### Exercise task
Retype, word for word, the lines between the ones holding "Write a Python" and "val_base = [512, 242, 362]", inclusive; pictures stay out of the copy.

### Supplied information

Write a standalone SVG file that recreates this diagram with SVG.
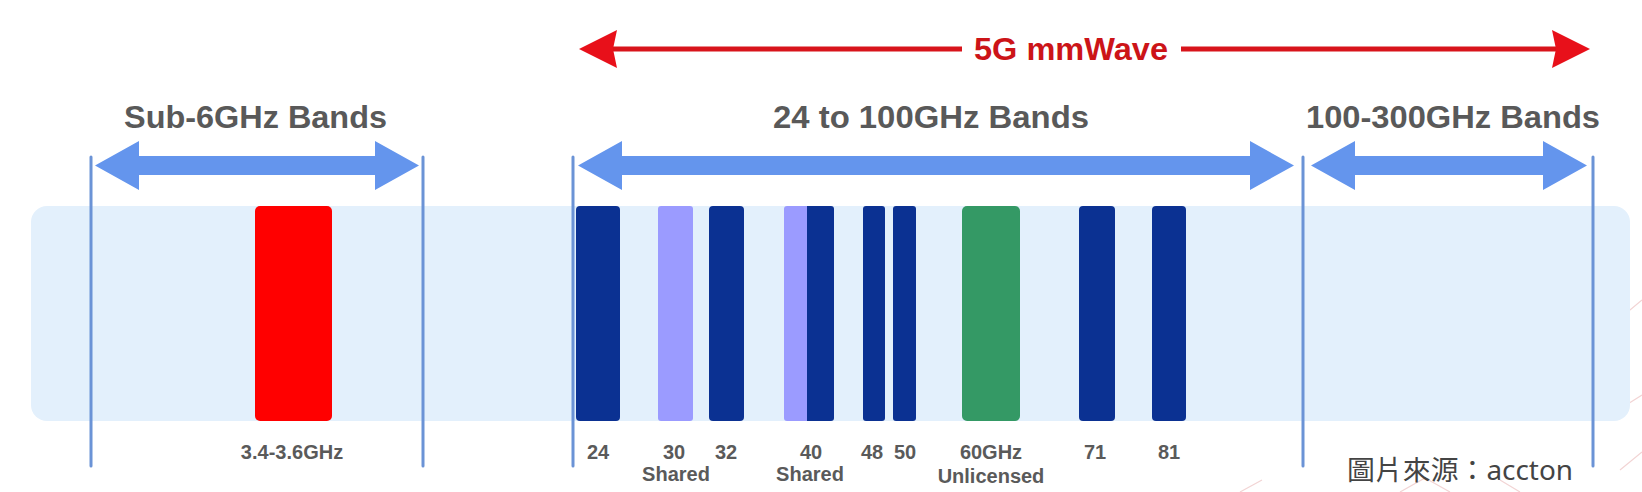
<svg xmlns="http://www.w3.org/2000/svg" width="1642" height="492" viewBox="0 0 1642 492">
<style>
.title{font-family:"Liberation Sans",Arial,sans-serif;font-weight:bold;font-size:32px;fill:#595959}
.lbl{font-family:"Liberation Sans",Arial,sans-serif;font-weight:bold;font-size:20px;fill:#5a5a5a;text-anchor:middle}
.vline{stroke:#6b93d6;stroke-width:3;stroke-linecap:round}
.barrow{fill:#6495ed}
.navy{fill:#0b3192}
.lav{fill:#9b9bff}
.red{fill:#d8141b}
.deco{stroke:#f2d4d4;stroke-width:1.2;fill:none}
</style>
<rect width="1642" height="492" fill="#ffffff"/>
<g id="decoration">
<path class="deco" d="M1642 300 L1612 325 M1642 395 L1615 412 M1620 470 L1642 452 M1400 492 L1425 478 L1450 492 M1240 492 L1262 480 M1500 480 L1520 492"/>
</g>
<g id="band-background">
<rect x="31" y="206" width="1599" height="215" rx="16" fill="#e3f0fc"/>
</g>
<g id="connectors">
<line class="vline" x1="91" y1="157" x2="91" y2="466"/>
<line class="vline" x1="423" y1="157" x2="423" y2="466"/>
<line class="vline" x1="573" y1="157" x2="573" y2="466"/>
<line class="vline" x1="1303" y1="157" x2="1303" y2="466"/>
<line class="vline" x1="1593" y1="157" x2="1593" y2="466"/>
<polygon class="barrow" points="95,165.5 139,141 139,156 375,156 375,141 419,165.5 375,190 375,175 139,175 139,190"/>
<polygon class="barrow" points="578,165.5 622,141 622,156 1250,156 1250,141 1294,165.5 1250,190 1250,175 622,175 622,190"/>
<polygon class="barrow" points="1311,165.5 1355,141 1355,156 1543,156 1543,141 1587,165.5 1543,190 1543,175 1355,175 1355,190"/>
<rect class="red" x="612" y="46.5" width="350" height="5"/>
<rect class="red" x="1181" y="46.5" width="375" height="5"/>
<polygon points="579,49 617,30 613,49 617,68" fill="#e8101a"/>
<polygon points="1590,49 1552,30 1556,49 1552,68" fill="#e8101a"/>
</g>
<g id="mmwave-title">
<text x="974" y="60" font-family="'Liberation Sans',Arial,sans-serif" font-weight="bold" font-size="31" fill="#cc1418" textLength="194" lengthAdjust="spacingAndGlyphs">5G mmWave</text>
</g>
<g id="sub6-title"><text class="title" x="124" y="128" textLength="263" lengthAdjust="spacingAndGlyphs">Sub-6GHz Bands</text></g>
<g id="mmw-title"><text class="title" x="773" y="128" textLength="316" lengthAdjust="spacingAndGlyphs">24 to 100GHz Bands</text></g>
<g id="thz-title"><text class="title" x="1306" y="128" textLength="294" lengthAdjust="spacingAndGlyphs">100-300GHz Bands</text></g>
<g id="band-3.5"><rect x="255" y="206" width="77" height="215" rx="5" fill="#ff0000"/><text class="lbl" x="292" y="459">3.4-3.6GHz</text></g>
<g id="band-24"><rect class="navy" x="576" y="206" width="44" height="215" rx="4"/><text class="lbl" x="598" y="459">24</text></g>
<g id="band-30"><rect class="lav" x="658" y="206" width="35" height="215" rx="3"/><text class="lbl" x="674" y="459">30</text><text class="lbl" x="676" y="481">Shared</text></g>
<g id="band-32"><rect class="navy" x="709" y="206" width="35" height="215" rx="4"/><text class="lbl" x="726" y="459">32</text></g>
<g id="band-40"><rect class="lav" x="784" y="206" width="26" height="215" rx="3"/><rect class="navy" x="807" y="206" width="27" height="215" rx="3"/><rect class="navy" x="807" y="206" width="5" height="215"/><text class="lbl" x="811" y="459">40</text><text class="lbl" x="810" y="481">Shared</text></g>
<g id="band-48"><rect class="navy" x="863" y="206" width="22" height="215" rx="3"/><text class="lbl" x="872" y="459">48</text></g>
<g id="band-50"><rect class="navy" x="893" y="206" width="23" height="215" rx="3"/><text class="lbl" x="905" y="459">50</text></g>
<g id="band-60"><rect x="962" y="206" width="58" height="215" rx="5" fill="#349965"/><text class="lbl" x="991" y="459">60GHz</text><text class="lbl" x="991" y="483">Unlicensed</text></g>
<g id="band-71"><rect class="navy" x="1079" y="206" width="36" height="215" rx="4"/><text class="lbl" x="1095" y="459">71</text></g>
<g id="band-81"><rect class="navy" x="1152" y="206" width="34" height="215" rx="4"/><text class="lbl" x="1169" y="459">81</text></g>
<g id="source">
<text x="1347" y="480" font-family="'Noto Sans','Noto Sans CJK TC',sans-serif" font-size="27.5" fill="#444444" textLength="226" lengthAdjust="spacingAndGlyphs">圖片來源：accton</text>
</g>
</svg>
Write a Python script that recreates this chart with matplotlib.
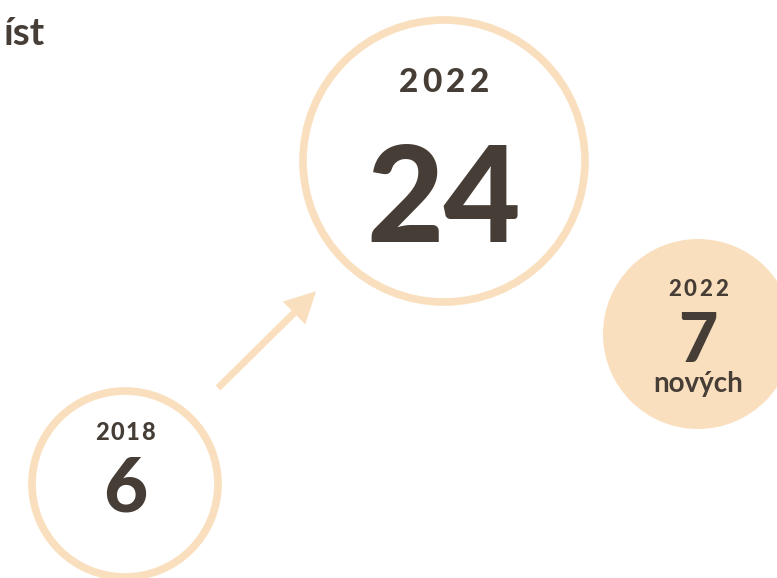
import matplotlib
matplotlib.use("Agg")
import matplotlib.pyplot as plt
from matplotlib.patches import Circle, FancyArrow

# data
years = ["2018", "2022", "2022"]
values = [6, 24, 7]
notes = ["", "", "nových"]
title = "íst"

ink = "#463e36"
peach = "#f9dfbd"

plt.rcParams["font.family"] = ["Lato", "DejaVu Sans"]

fig = plt.figure(figsize=(7.77, 5.78), dpi=100)
ax = fig.add_axes([0, 0, 1, 1])
ax.set_xlim(0, 777)
ax.set_ylim(578, 0)
ax.set_aspect("equal")
ax.axis("off")

# circle layout: center x, center y, radius, filled?
cx = [125, 444, 698]
cy = [484, 161, 334]
rad = [93, 141, 95]
filled = [False, False, True]
year_fs = [17, 24, 16]
year_step = [15.5, 23.5, 15.5]
year_base = [440, 92, 296]
val_fs = [55, 96, 49]
val_base = [512, 242, 362]


def spaced(x, y, s, step, **kw):
    # draw a string with wide letter spacing, one glyph per slot
    n = len(s)
    for k, ch in enumerate(s):
        ax.text(x + (k - (n - 1) / 2) * step, y, ch, ha="center",
                va="baseline", **kw)


for i in range(3):
    if filled[i]:
        ax.add_patch(Circle((cx[i], cy[i]), rad[i], facecolor=peach, edgecolor="none"))
    else:
        ax.add_patch(Circle((cx[i], cy[i]), rad[i], facecolor="none",
                            edgecolor=peach, lw=5.5))
    spaced(cx[i], year_base[i], years[i], year_step[i],
           fontsize=year_fs[i], fontweight="black", color=ink)
    ax.text(cx[i], val_base[i], str(values[i]), ha="center", va="baseline",
            fontsize=val_fs[i], fontweight="black", color=ink)
    if notes[i]:
        ax.text(cx[i], 392, notes[i], ha="center", va="baseline",
                fontsize=20, fontweight="bold", color=ink)

# arrow from small circle to the big one
ax.add_patch(FancyArrow(218, 388, 76, -75, width=7, head_width=32,
                        head_length=31, length_includes_head=False,
                        color=peach, lw=0))

ax.text(45, 45, title, ha="right", va="baseline", fontsize=28,
        fontweight="bold", color=ink)

fig.savefig("out.png", dpi=100)
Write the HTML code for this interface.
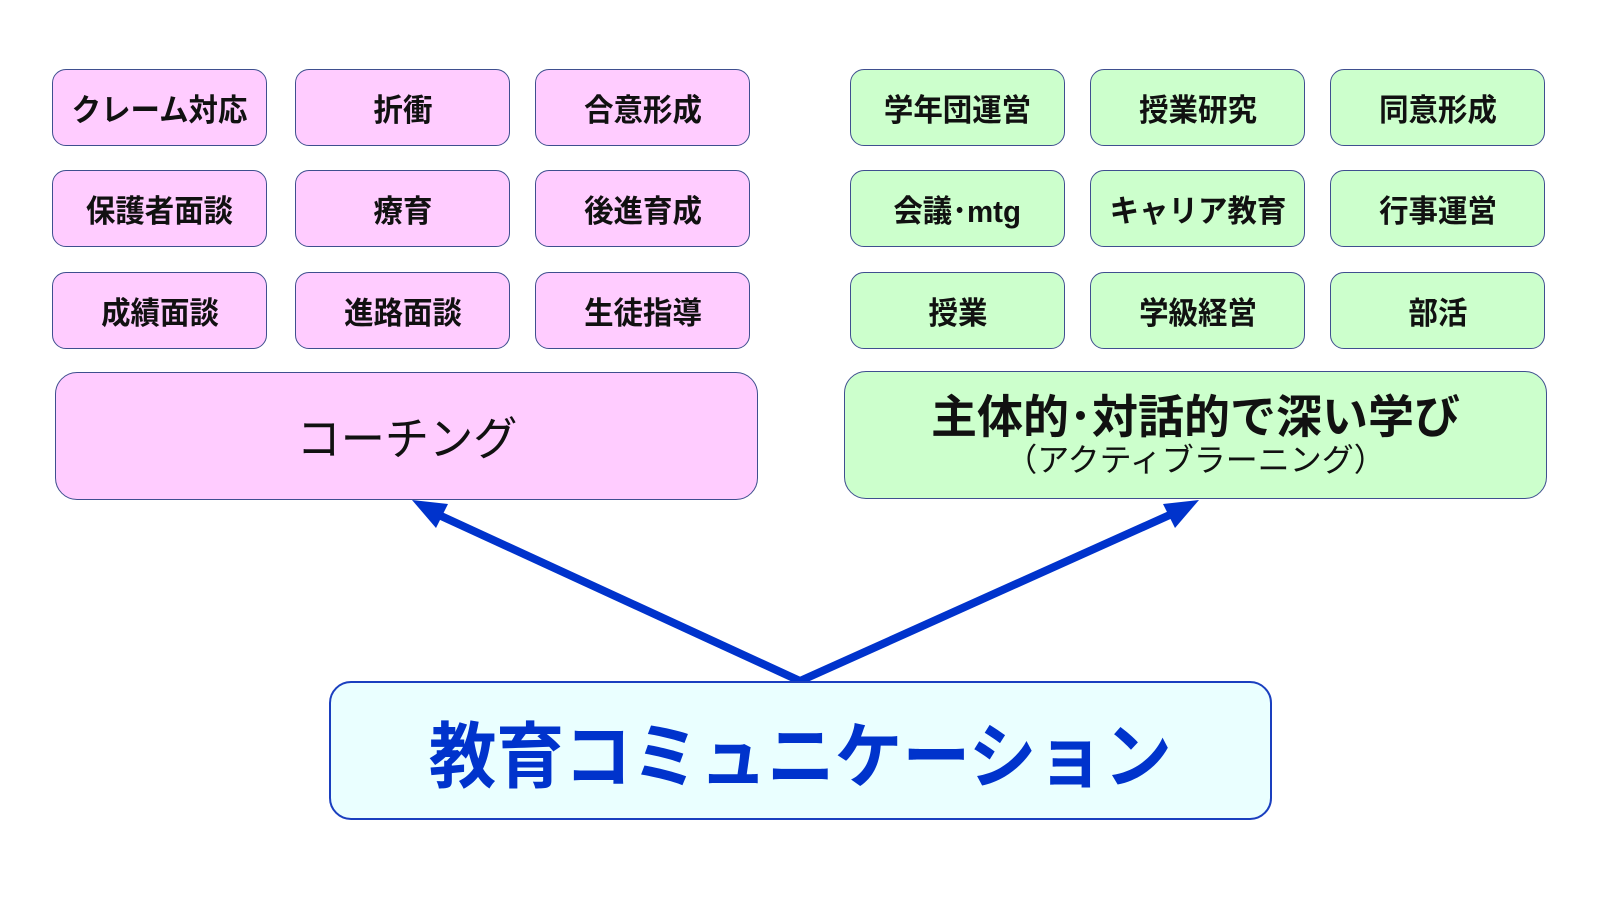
<!DOCTYPE html>
<html><head><meta charset="utf-8"><style>
html,body{margin:0;padding:0;background:#fff;}
body{width:1600px;height:900px;position:relative;overflow:hidden;font-family:"Liberation Sans","Noto Sans CJK JP",sans-serif;}
.b{position:absolute;box-sizing:border-box;border:1.5px solid #3f4f8f;border-radius:14px;display:flex;align-items:center;justify-content:center;flex-direction:column;color:#111;font-weight:bold;}
.p{background:#ffccff;}
.g{background:#ccffcc;}
.s{width:215px;height:77px;font-size:31px;}
.s span{display:inline-block;transform:scaleX(0.95);}
</style></head><body>
<div class="b p s" style="left:52px;top:69px"><span>クレーム対応</span></div>
<div class="b p s" style="left:295px;top:69px"><span>折衝</span></div>
<div class="b p s" style="left:535px;top:69px"><span>合意形成</span></div>
<div class="b p s" style="left:52px;top:170px"><span>保護者面談</span></div>
<div class="b p s" style="left:295px;top:170px"><span>療育</span></div>
<div class="b p s" style="left:535px;top:170px"><span>後進育成</span></div>
<div class="b p s" style="left:52px;top:272px"><span>成績面談</span></div>
<div class="b p s" style="left:295px;top:272px"><span>進路面談</span></div>
<div class="b p s" style="left:535px;top:272px"><span>生徒指導</span></div>

<div class="b g s" style="left:850px;top:69px"><span>学年団運営</span></div>
<div class="b g s" style="left:1090px;top:69px"><span>授業研究</span></div>
<div class="b g s" style="left:1330px;top:69px"><span>同意形成</span></div>
<div class="b g s" style="left:850px;top:170px"><span>会議･mtg</span></div>
<div class="b g s" style="left:1090px;top:170px"><span>キャリア教育</span></div>
<div class="b g s" style="left:1330px;top:170px"><span>行事運営</span></div>
<div class="b g s" style="left:850px;top:272px"><span>授業</span></div>
<div class="b g s" style="left:1090px;top:272px"><span>学級経営</span></div>
<div class="b g s" style="left:1330px;top:272px"><span>部活</span></div>

<div class="b p" style="left:55px;top:372px;width:703px;height:128px;border-radius:22px;font-size:46px;font-weight:normal;"><span style="display:inline-block;transform:scaleX(0.96)">コーチング</span></div>
<div class="b g" style="left:844px;top:371px;width:703px;height:128px;border-radius:22px;">
<div style="font-size:46px;line-height:50px;">主体的･対話的で深い学び</div>
<div style="font-size:32px;line-height:36px;font-weight:normal;">（アクティブラーニング）</div>
</div>

<svg width="1600" height="900" style="position:absolute;left:0;top:0">
<g stroke="#0033cc" stroke-width="8" fill="#0033cc">
<line x1="800" y1="681" x2="428" y2="510"/>
<line x1="800" y1="681" x2="1183" y2="509"/>
</g>
<polygon points="412,500 448,504 436,528" fill="#0033cc"/>
<polygon points="1199,500 1163,504 1175,528" fill="#0033cc"/>
</svg>

<div class="b" style="left:329px;top:681px;width:943px;height:139px;border-radius:22px;background:#eaffff;border:2px solid #1a3fbf;color:#0033cc;font-size:72px;"><span style="display:inline-block;transform:scaleX(0.94)">教育コミュニケーション</span></div>
</body></html>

### Final result
Write a Python script that recreates this chart with matplotlib.
import matplotlib
matplotlib.use("Agg")
import matplotlib.pyplot as plt
from matplotlib.patches import Circle, FancyArrow

# data
years = ["2018", "2022", "2022"]
values = [6, 24, 7]
notes = ["", "", "nových"]
title = "íst"

ink = "#463e36"
peach = "#f9dfbd"

plt.rcParams["font.family"] = ["Lato", "DejaVu Sans"]

fig = plt.figure(figsize=(7.77, 5.78), dpi=100)
ax = fig.add_axes([0, 0, 1, 1])
ax.set_xlim(0, 777)
ax.set_ylim(578, 0)
ax.set_aspect("equal")
ax.axis("off")

# circle layout: center x, center y, radius, filled?
cx = [125, 444, 698]
cy = [484, 161, 334]
rad = [93, 141, 95]
filled = [False, False, True]
year_fs = [17, 24, 16]
year_step = [15.5, 23.5, 15.5]
year_base = [440, 92, 296]
val_fs = [55, 96, 49]
val_base = [512, 242, 362]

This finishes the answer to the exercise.